── EXTRACTED MATERIAL

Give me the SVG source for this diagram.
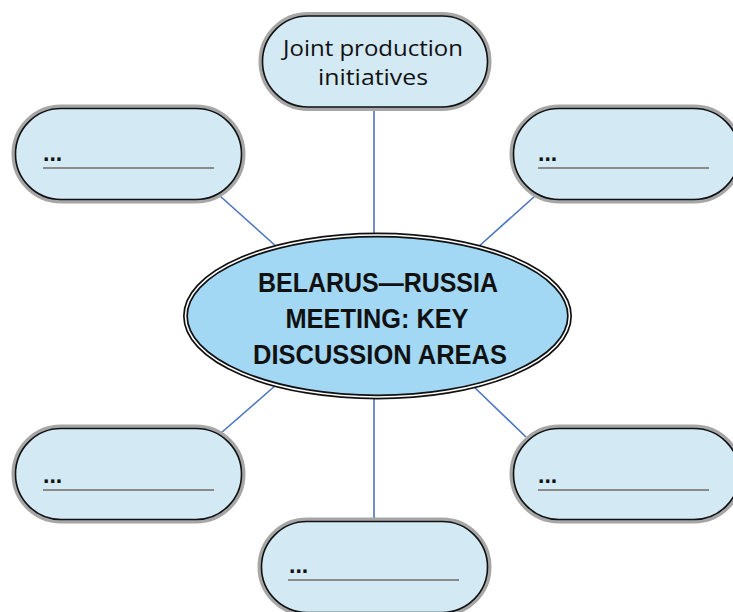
<svg xmlns="http://www.w3.org/2000/svg" width="733" height="612" viewBox="0 0 733 612">
<style>
.pill-o{fill:#d3e9f4;stroke:#a6a6a6;stroke-width:4}
.pill-i{fill:none;stroke:#111;stroke-width:1.6}
.dots{font-family:"Liberation Sans",Arial,sans-serif;font-weight:bold;font-size:23px;fill:#111}
.uline{stroke:#8a8a8a;stroke-width:2}
.conn{stroke:#4a74c0;stroke-width:1.6;fill:none}
.title{font-family:"Liberation Sans",Arial,sans-serif;font-weight:bold;font-size:27px;fill:#111;text-anchor:middle}
.lbl{font-family:"Open Sans","Liberation Sans",sans-serif;font-size:21px;fill:#111;text-anchor:middle}
</style>
<rect width="733" height="612" fill="#ffffff"/>
<g id="connectors">
<line class="conn" x1="374" y1="110" x2="374" y2="240"/>
<line class="conn" x1="220" y1="196" x2="278" y2="248"/>
<line class="conn" x1="535" y1="196" x2="477" y2="248"/>
<line class="conn" x1="276" y1="385" x2="221" y2="433"/>
<line class="conn" x1="472" y1="385" x2="526" y2="437"/>
<line class="conn" x1="374" y1="392" x2="374" y2="519"/>
</g>
<g id="center">
<ellipse cx="377.5" cy="316" rx="192" ry="81" fill="#a2d8f4" stroke="#111" stroke-width="5"/>
<ellipse cx="377.5" cy="316" rx="192" ry="81" fill="none" stroke="#ffffff" stroke-width="1.6"/>
<text class="title" x="378" y="292" textLength="240" lengthAdjust="spacingAndGlyphs">BELARUS—RUSSIA</text>
<text class="title" x="377" y="328" textLength="183" lengthAdjust="spacingAndGlyphs">MEETING: KEY</text>
<text class="title" x="380" y="364" textLength="254" lengthAdjust="spacingAndGlyphs">DISCUSSION AREAS</text>
</g>
<g id="node-top">
<rect class="pill-o" x="260.5" y="14" width="229" height="95" rx="47.5"/>
<rect class="pill-i" x="262.5" y="16" width="225" height="91" rx="45.5"/>
<text class="lbl" x="373" y="56" textLength="180" lengthAdjust="spacingAndGlyphs">Joint production</text>
<text class="lbl" x="373" y="85" textLength="110" lengthAdjust="spacingAndGlyphs">initiatives</text>
</g>
<g id="node-top-left">
<rect class="pill-o" x="13.5" y="106.5" width="230" height="95" rx="47.5"/>
<rect class="pill-i" x="15.5" y="108.5" width="226" height="91" rx="45.5"/>
<text class="dots" x="43" y="161">...</text>
<line class="uline" x1="43" y1="168" x2="214" y2="168"/>
</g>
<g id="node-top-right">
<rect class="pill-o" x="511.5" y="106.5" width="230" height="95" rx="47.5"/>
<rect class="pill-i" x="513.5" y="108.5" width="226" height="91" rx="45.5"/>
<text class="dots" x="538" y="161">...</text>
<line class="uline" x1="538" y1="168" x2="709" y2="168"/>
</g>
<g id="node-bottom-left">
<rect class="pill-o" x="13.5" y="426.5" width="230" height="95" rx="47.5"/>
<rect class="pill-i" x="15.5" y="428.5" width="226" height="91" rx="45.5"/>
<text class="dots" x="43" y="483">...</text>
<line class="uline" x1="43" y1="490" x2="214" y2="490"/>
</g>
<g id="node-bottom-right">
<rect class="pill-o" x="511.5" y="426.5" width="230" height="95" rx="47.5"/>
<rect class="pill-i" x="513.5" y="428.5" width="226" height="91" rx="45.5"/>
<text class="dots" x="538" y="483">...</text>
<line class="uline" x1="538" y1="490" x2="709" y2="490"/>
</g>
<g id="node-bottom">
<rect class="pill-o" x="259.5" y="519.5" width="230" height="95" rx="47.5"/>
<rect class="pill-i" x="261.5" y="521.5" width="226" height="91" rx="45.5"/>
<text class="dots" x="289" y="573">...</text>
<line class="uline" x1="288" y1="580" x2="459" y2="580"/>
</g>
</svg>
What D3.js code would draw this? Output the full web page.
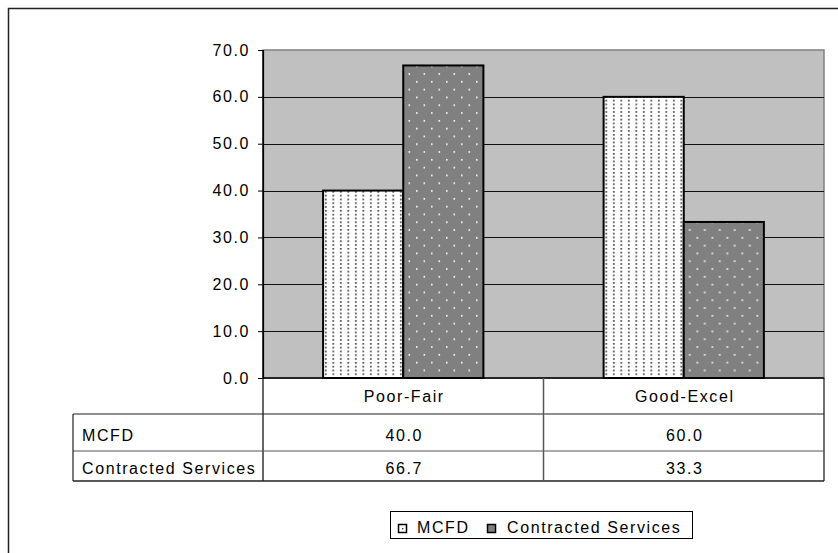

────

- _DIRECTIVE_:
Leave the pictures out and write out every entry exactly as given.

- _WRITTEN REPLY_:
Give me the SVG source for this diagram.
<svg xmlns="http://www.w3.org/2000/svg" width="733" height="612" viewBox="0 0 733 612">
<style>
.pill-o{fill:#d3e9f4;stroke:#a6a6a6;stroke-width:4}
.pill-i{fill:none;stroke:#111;stroke-width:1.6}
.dots{font-family:"Liberation Sans",Arial,sans-serif;font-weight:bold;font-size:23px;fill:#111}
.uline{stroke:#8a8a8a;stroke-width:2}
.conn{stroke:#4a74c0;stroke-width:1.6;fill:none}
.title{font-family:"Liberation Sans",Arial,sans-serif;font-weight:bold;font-size:27px;fill:#111;text-anchor:middle}
.lbl{font-family:"Open Sans","Liberation Sans",sans-serif;font-size:21px;fill:#111;text-anchor:middle}
</style>
<rect width="733" height="612" fill="#ffffff"/>
<g id="connectors">
<line class="conn" x1="374" y1="110" x2="374" y2="240"/>
<line class="conn" x1="220" y1="196" x2="278" y2="248"/>
<line class="conn" x1="535" y1="196" x2="477" y2="248"/>
<line class="conn" x1="276" y1="385" x2="221" y2="433"/>
<line class="conn" x1="472" y1="385" x2="526" y2="437"/>
<line class="conn" x1="374" y1="392" x2="374" y2="519"/>
</g>
<g id="center">
<ellipse cx="377.5" cy="316" rx="192" ry="81" fill="#a2d8f4" stroke="#111" stroke-width="5"/>
<ellipse cx="377.5" cy="316" rx="192" ry="81" fill="none" stroke="#ffffff" stroke-width="1.6"/>
<text class="title" x="378" y="292" textLength="240" lengthAdjust="spacingAndGlyphs">BELARUS—RUSSIA</text>
<text class="title" x="377" y="328" textLength="183" lengthAdjust="spacingAndGlyphs">MEETING: KEY</text>
<text class="title" x="380" y="364" textLength="254" lengthAdjust="spacingAndGlyphs">DISCUSSION AREAS</text>
</g>
<g id="node-top">
<rect class="pill-o" x="260.5" y="14" width="229" height="95" rx="47.5"/>
<rect class="pill-i" x="262.5" y="16" width="225" height="91" rx="45.5"/>
<text class="lbl" x="373" y="56" textLength="180" lengthAdjust="spacingAndGlyphs">Joint production</text>
<text class="lbl" x="373" y="85" textLength="110" lengthAdjust="spacingAndGlyphs">initiatives</text>
</g>
<g id="node-top-left">
<rect class="pill-o" x="13.5" y="106.5" width="230" height="95" rx="47.5"/>
<rect class="pill-i" x="15.5" y="108.5" width="226" height="91" rx="45.5"/>
<text class="dots" x="43" y="161">...</text>
<line class="uline" x1="43" y1="168" x2="214" y2="168"/>
</g>
<g id="node-top-right">
<rect class="pill-o" x="511.5" y="106.5" width="230" height="95" rx="47.5"/>
<rect class="pill-i" x="513.5" y="108.5" width="226" height="91" rx="45.5"/>
<text class="dots" x="538" y="161">...</text>
<line class="uline" x1="538" y1="168" x2="709" y2="168"/>
</g>
<g id="node-bottom-left">
<rect class="pill-o" x="13.5" y="426.5" width="230" height="95" rx="47.5"/>
<rect class="pill-i" x="15.5" y="428.5" width="226" height="91" rx="45.5"/>
<text class="dots" x="43" y="483">...</text>
<line class="uline" x1="43" y1="490" x2="214" y2="490"/>
</g>
<g id="node-bottom-right">
<rect class="pill-o" x="511.5" y="426.5" width="230" height="95" rx="47.5"/>
<rect class="pill-i" x="513.5" y="428.5" width="226" height="91" rx="45.5"/>
<text class="dots" x="538" y="483">...</text>
<line class="uline" x1="538" y1="490" x2="709" y2="490"/>
</g>
<g id="node-bottom">
<rect class="pill-o" x="259.5" y="519.5" width="230" height="95" rx="47.5"/>
<rect class="pill-i" x="261.5" y="521.5" width="226" height="91" rx="45.5"/>
<text class="dots" x="289" y="573">...</text>
<line class="uline" x1="288" y1="580" x2="459" y2="580"/>
</g>
</svg>
What D3.js code would draw this? Output the full web page.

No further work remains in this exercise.